Foster carers warn cuts threaten children's welfare

By Hannah Richardson
BBC News education and social affairs reporter

  • Published
Sad looking boyImage source, BrianAJackson
Image caption,
Children in care often need extra support

The wellbeing of thousands of children in care is under threat because of budget cuts in England, a charity says.

The Fostering Network says children in care are finding it harder to access social worker support as a result.

Town hall bosses says the number of children receiving intensive support through child protection plans has risen 60% in the past eight years.

Cuts to early intervention budgets left councils with very difficult decisions, they added.

'Truly shocking'

The Fostering Network's chief executive, Kevin Williams, said: "We are extremely concerned that so many foster carers feel that recent cuts are having a negative impact on their fostered children's access to the support and services that they so vitally need.

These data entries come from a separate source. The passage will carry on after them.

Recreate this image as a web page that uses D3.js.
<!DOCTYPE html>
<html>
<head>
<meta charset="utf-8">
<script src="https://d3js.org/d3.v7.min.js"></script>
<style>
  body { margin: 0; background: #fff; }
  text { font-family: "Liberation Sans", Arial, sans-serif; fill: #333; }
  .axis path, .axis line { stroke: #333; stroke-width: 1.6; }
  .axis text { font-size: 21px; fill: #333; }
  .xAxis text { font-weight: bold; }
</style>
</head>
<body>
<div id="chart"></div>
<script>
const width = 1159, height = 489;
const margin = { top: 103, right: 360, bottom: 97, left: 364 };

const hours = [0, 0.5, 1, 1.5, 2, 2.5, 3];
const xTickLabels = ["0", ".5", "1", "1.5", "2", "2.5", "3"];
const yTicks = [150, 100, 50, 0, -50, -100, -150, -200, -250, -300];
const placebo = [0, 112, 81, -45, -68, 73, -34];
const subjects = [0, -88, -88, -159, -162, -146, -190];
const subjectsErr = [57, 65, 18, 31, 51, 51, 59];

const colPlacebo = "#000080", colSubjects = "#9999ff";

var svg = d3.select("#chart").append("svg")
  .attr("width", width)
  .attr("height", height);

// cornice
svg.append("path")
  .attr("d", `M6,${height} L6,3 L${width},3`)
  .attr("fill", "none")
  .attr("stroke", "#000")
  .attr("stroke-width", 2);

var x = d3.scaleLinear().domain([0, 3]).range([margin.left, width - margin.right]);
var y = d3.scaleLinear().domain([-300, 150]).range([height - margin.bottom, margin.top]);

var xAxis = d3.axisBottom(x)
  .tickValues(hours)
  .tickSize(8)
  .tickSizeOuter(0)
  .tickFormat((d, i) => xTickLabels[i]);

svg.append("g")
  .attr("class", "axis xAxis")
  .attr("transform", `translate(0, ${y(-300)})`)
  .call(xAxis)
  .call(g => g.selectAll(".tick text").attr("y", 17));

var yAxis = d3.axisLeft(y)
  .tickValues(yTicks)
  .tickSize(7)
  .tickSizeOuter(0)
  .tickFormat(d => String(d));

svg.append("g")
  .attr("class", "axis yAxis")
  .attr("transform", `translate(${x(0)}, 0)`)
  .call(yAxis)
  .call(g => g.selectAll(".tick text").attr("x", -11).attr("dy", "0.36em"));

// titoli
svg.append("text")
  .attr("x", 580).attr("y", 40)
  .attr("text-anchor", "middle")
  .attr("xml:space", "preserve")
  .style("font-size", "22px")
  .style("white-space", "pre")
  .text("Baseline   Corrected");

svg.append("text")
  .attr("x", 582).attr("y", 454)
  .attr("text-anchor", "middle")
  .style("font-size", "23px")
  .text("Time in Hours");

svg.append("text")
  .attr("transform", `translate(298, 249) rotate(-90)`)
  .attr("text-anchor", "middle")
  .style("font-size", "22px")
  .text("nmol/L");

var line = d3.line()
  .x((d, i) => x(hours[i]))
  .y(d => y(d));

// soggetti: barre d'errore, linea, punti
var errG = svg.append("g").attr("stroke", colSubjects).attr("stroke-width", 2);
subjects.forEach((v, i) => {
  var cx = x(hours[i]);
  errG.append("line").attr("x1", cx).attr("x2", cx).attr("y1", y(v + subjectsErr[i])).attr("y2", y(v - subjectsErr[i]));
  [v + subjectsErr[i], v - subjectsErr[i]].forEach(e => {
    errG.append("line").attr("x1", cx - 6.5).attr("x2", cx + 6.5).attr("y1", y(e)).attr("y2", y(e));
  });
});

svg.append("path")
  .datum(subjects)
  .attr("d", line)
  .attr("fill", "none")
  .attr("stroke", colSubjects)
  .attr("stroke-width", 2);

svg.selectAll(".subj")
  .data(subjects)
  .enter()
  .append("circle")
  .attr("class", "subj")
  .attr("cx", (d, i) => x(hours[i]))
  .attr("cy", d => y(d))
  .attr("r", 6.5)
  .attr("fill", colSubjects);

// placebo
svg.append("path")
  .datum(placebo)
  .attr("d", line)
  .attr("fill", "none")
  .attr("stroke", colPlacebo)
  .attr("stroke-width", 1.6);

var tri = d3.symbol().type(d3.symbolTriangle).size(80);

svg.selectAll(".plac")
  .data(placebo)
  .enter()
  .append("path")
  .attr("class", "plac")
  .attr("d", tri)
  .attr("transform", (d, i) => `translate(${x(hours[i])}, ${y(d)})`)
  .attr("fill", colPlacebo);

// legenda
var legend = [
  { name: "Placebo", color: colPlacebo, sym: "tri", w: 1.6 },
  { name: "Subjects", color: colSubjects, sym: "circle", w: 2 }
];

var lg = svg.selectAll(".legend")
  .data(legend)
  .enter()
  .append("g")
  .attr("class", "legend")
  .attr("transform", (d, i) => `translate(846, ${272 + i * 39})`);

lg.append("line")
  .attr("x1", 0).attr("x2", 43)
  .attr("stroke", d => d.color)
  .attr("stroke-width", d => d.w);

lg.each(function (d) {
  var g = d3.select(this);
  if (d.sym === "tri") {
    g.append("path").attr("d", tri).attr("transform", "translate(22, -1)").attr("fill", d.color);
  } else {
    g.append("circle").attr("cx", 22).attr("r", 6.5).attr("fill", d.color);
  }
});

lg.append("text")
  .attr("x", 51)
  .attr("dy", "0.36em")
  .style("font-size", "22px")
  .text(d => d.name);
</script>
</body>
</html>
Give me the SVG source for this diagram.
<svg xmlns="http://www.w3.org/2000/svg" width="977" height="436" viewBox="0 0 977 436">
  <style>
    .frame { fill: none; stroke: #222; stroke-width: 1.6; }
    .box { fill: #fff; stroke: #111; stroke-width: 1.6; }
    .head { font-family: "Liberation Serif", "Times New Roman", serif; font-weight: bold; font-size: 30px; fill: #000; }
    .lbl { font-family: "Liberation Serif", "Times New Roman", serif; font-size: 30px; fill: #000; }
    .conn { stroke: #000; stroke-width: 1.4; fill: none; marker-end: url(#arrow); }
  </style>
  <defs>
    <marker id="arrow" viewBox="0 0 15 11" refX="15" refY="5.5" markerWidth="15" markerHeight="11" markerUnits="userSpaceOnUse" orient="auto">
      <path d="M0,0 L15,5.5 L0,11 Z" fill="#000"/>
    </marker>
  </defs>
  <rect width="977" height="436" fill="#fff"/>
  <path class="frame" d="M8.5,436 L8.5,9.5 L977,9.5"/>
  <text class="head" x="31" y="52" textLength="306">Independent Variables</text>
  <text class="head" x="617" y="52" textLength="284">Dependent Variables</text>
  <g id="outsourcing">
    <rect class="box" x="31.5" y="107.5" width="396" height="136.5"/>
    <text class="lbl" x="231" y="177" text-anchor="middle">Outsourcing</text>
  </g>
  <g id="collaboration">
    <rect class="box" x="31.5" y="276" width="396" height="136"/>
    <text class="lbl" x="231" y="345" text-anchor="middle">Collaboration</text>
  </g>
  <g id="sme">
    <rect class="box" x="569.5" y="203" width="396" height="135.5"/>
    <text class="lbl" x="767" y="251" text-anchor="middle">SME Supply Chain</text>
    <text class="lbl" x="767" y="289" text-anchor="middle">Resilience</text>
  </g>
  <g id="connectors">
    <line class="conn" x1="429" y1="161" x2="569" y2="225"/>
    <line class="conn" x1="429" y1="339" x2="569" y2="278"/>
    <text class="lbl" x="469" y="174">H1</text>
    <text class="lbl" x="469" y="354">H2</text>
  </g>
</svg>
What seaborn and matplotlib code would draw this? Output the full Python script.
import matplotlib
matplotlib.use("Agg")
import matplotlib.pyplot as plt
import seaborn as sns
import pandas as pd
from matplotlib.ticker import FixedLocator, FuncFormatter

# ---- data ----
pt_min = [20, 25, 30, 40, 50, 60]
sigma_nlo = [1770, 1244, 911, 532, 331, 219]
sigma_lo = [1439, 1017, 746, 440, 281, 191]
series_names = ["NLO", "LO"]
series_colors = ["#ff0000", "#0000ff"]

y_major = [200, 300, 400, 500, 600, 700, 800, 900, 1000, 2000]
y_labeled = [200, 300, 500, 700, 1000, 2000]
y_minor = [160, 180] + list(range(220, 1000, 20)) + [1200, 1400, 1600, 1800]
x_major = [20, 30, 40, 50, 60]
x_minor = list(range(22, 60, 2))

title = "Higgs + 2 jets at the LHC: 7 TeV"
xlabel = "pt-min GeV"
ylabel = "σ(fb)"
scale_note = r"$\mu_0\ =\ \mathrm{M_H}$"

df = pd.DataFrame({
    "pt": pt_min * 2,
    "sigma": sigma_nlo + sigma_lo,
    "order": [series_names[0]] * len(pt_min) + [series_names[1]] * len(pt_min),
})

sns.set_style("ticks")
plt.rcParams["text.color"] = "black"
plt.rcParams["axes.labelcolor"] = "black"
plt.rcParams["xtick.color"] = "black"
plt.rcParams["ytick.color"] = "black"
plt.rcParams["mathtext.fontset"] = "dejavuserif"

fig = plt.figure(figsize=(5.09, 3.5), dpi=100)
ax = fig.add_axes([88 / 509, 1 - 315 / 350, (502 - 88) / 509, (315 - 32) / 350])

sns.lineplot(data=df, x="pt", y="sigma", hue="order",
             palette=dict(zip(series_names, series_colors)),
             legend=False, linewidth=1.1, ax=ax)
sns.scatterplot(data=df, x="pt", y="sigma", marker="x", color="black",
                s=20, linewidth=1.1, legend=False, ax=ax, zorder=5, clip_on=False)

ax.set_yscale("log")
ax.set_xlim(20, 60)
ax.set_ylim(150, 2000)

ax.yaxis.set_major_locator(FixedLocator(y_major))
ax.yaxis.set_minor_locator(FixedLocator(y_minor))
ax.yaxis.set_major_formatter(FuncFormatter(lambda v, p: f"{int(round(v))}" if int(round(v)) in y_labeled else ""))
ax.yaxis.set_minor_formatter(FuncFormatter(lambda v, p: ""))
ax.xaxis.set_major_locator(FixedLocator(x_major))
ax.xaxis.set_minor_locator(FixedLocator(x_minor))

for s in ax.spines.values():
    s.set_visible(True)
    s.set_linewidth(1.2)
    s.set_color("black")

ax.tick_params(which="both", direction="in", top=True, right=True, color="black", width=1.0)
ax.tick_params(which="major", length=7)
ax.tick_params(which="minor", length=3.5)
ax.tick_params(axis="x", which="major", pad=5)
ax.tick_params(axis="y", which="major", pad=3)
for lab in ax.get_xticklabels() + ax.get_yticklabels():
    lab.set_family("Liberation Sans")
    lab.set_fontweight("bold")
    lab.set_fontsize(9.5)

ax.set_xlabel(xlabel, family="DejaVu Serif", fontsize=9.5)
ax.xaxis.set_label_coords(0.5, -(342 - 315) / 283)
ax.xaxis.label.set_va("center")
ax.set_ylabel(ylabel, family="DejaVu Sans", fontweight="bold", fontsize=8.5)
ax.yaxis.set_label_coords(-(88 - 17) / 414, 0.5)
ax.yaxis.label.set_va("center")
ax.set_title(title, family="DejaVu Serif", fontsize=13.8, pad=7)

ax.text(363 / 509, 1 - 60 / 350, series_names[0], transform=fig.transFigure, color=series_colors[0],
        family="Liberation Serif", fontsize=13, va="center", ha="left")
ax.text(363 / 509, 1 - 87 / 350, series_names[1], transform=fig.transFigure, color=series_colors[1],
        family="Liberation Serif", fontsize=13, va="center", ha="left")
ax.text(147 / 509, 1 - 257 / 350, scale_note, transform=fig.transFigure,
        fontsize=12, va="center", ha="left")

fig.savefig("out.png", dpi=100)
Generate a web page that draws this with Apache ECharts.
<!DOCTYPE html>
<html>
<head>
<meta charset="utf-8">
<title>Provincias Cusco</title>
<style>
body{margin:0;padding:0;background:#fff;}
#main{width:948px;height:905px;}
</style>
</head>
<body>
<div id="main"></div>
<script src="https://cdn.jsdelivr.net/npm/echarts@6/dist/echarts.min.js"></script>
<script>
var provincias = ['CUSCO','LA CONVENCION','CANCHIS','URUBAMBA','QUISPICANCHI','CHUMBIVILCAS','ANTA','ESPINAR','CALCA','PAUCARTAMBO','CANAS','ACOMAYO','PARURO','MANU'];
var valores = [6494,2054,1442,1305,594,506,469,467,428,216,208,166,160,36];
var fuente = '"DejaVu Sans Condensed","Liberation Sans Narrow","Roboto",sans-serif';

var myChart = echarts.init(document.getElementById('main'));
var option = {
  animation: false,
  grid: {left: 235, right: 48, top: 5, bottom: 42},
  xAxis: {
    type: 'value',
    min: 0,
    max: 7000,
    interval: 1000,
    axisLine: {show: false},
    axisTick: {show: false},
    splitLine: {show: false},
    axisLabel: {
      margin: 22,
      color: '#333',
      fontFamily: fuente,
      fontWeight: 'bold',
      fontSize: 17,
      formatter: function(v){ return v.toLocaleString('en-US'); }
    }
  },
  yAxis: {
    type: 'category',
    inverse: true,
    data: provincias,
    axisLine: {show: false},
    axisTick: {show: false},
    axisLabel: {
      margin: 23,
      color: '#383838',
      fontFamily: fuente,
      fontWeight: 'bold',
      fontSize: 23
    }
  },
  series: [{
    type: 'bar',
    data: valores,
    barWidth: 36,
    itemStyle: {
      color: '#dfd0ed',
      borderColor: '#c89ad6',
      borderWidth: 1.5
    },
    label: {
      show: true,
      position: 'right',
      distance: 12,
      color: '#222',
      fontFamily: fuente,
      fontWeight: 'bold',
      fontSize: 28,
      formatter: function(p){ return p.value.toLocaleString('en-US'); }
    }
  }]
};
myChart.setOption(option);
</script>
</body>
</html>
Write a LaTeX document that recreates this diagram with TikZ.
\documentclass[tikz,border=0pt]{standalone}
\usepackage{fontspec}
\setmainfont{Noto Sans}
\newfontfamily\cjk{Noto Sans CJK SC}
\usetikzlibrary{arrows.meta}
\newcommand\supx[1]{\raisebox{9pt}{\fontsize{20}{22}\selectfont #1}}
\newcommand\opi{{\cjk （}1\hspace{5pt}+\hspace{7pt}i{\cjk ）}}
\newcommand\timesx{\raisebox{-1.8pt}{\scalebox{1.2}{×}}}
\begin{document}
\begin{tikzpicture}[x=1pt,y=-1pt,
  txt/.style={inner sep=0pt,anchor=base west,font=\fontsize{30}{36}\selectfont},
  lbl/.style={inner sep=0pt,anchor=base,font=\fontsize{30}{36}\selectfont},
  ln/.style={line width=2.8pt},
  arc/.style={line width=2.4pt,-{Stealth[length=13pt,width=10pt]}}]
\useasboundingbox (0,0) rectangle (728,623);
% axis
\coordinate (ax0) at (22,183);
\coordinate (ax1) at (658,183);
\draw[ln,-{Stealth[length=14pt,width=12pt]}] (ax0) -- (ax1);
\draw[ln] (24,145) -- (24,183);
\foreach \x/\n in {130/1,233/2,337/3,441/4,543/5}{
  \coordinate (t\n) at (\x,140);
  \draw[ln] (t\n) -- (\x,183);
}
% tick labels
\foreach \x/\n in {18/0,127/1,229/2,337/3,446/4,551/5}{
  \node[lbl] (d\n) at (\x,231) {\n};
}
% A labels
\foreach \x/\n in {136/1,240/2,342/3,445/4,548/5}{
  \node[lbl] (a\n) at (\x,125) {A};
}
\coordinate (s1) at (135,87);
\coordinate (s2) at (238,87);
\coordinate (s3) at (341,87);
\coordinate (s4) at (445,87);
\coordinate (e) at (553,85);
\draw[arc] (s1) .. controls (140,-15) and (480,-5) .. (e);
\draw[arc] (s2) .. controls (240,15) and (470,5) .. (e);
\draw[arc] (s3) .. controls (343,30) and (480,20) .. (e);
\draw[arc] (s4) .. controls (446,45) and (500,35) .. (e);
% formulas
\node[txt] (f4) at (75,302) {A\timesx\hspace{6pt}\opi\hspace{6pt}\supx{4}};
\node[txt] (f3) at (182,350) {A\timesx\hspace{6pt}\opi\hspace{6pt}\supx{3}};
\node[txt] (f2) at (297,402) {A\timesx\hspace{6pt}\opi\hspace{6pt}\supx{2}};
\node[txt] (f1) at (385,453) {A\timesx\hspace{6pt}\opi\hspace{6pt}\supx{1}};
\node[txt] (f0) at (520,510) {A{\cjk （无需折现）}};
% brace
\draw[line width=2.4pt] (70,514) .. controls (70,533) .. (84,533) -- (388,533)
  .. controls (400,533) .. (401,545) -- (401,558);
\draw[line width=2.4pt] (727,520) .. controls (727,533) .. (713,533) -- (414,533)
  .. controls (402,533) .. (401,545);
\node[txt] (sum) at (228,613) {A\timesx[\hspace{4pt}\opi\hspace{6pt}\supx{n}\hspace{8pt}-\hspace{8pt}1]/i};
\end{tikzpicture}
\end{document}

"The wellbeing of thousands of fostered children is under threat.

"This is worrying enough in itself.

"But equally worrying is the drop in the support - both practical and financial - being offered to foster carers to enable them to provide stable and loving homes to these children."

He said this charity had "fought long and hard" to ensure all foster carers received an allowance that covered the costs of looking after the children they cared for.

"To think that this progress is in danger of being eroded and that foster carers will be forced to subsidise the care of these children or that children will go without is truly shocking," he added.

The network carried out a snapshot survey of foster carers, and about 600 replied.

Of these, about 70% said their allowances had been negatively affected by local authority cuts, and about the same proportion said they felt cuts were limiting access to their child's social worker.

'Worked hard'

One respondent said: "We have fostered for over 25 years and cared for well over 300 young people, and the service has never been in a worse position to deliver young people with a good care service."

Another foster carer said: "My monthly visits have been cut to once every two months, with a telephone call in between, and the timing of visits seem rushed and you can't explain your needs in the time given. They have too many cases to look after."

Councillor Richard Watts, vice-chairman of the Local Government Association's Children and Young People Board, said councils had worked hard to protect front-line children's services and increased spending on children and family services between 2010 and 2013.

"Unfortunately, this has still amounted to a reduction in real terms, and didn't take into account increasing demand, particularly in high-end child protection services.

"More than 20,000 extra children, an increase of more than 60%, are now receiving intensive support through child protection plans than eight years ago.

"These pressures have left challenging choices elsewhere, and this report highlights some of the difficult decisions councils are forced to make every day.

"There are no easy choices as councils try to balance the immediate need to safeguard a child with the clear benefits that can come later from investment in vital support services and early intervention."

A government spokesperson said: "We greatly value the vital contribution that foster carers make to children's lives, and are committed to ensuring they receive the recognition and support they need.

"We are giving councils almost £200 bn to spend on local services by 2020, and we know that the vast majority are protecting frontline children's social care budgets."